Security updates for Firefox 4 in F-15

Christoph Wickert christoph.wickert at googlemail.com
Sun Jun 26 19:33:25 UTC 2011


Am Sonntag, den 26.06.2011, 13:25 -0300 schrieb Evandro Giovanini: 
> On Sun, Jun 26, 2011 at 1:01 PM, Christoph Wickert
> <christoph.wickert at googlemail.com> wrote:
> > Am Sonntag, den 26.06.2011, 17:08 +0200 schrieb Kevin Kofler:
> >> Felix Miata wrote:
> >> > FF5 is the security update to FF4.0.1, which incorporates an upstream
> >> > versioning policy change.
> >>
> >> The funny thing is that Firefox is going exactly the opposite way of us with
> >> their update policies,
> >
> > They didn't change their update policy but their release/development
> > model. FF 5 is an update to FF 4, but 3.6 got an update to 3.6.18, too.
> > This means that Mozilla's update policy hasn't changed.
> >
> >> and that as a result, that Firefox security update is
> >> not compliant with our update policies
> >
> > At what point exactly? Basically all that has changed is the version,
> > IHMO FF 5 can better be described as FF 4.1. The user experience hasn't
> > changed and the update meets all requirements of the update policy, so I
> > really don't see a problem here.
> >
> 
> Firefox 5 is not stable because it introduces new features. 

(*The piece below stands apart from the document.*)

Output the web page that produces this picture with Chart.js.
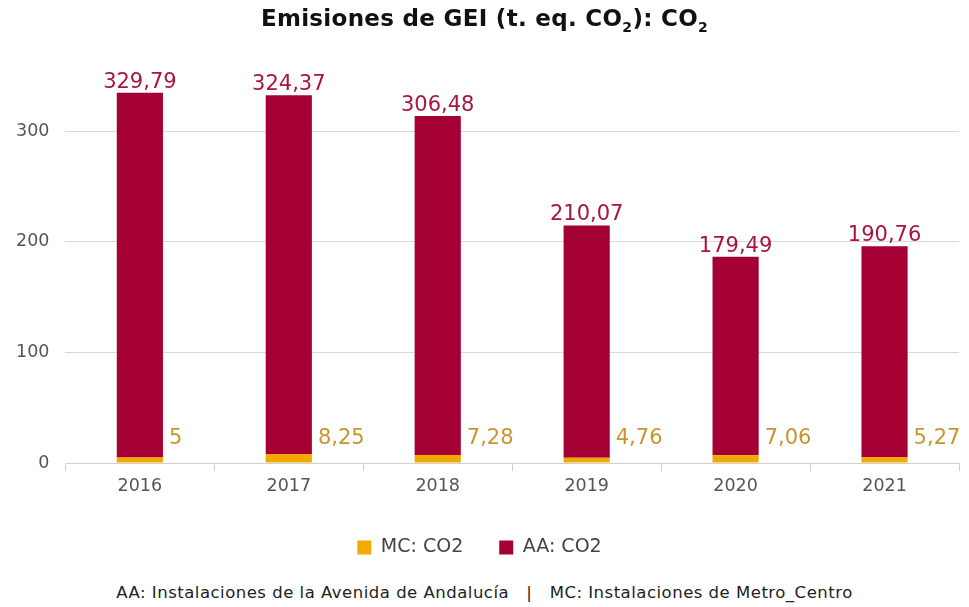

New features don't have anything to do with stability. It's the AI/ABI
and AFAIK nothing has changed in xulrunnner. All dependent packages
required a simple rebuild. We had these rebuilds with every single FF
update.

> The most
> visible example of this is users who had extensions stop working with
> Firefox 5.

This is most likely because the extensions expect a certain version
string but not because of API/ABI changes. 

> Firefox's policy has changed. In the past they supported a stable
> version for more than one day after the new release was out. 

What policy? The security policy? Firefox 3.6 is considered the previous
stable version and it is still supported. 

> They're
> not doing that anymore with Firefox 4, so users are forced to use the
> new features (and bugs) of a new release. It's a great policy if
> you're in a race to not lose mindshare from Chrome, it's not so great
> for the people who have Firefox deployed in stable environments.

Look, I never said I like the new version scheme. In fact I said that I
dislike it. The major version shouldn't have been bumped because is a
stable update, this means there are no API/ABI changes and no change in
configuration formats either. There are merely no changes and there is a
clean upgrade path, so I have no idea what problems in a stable
environment you are expecting.

And I have no idea what part of our update policy should be violated by
this update. Please somebody enlighten me.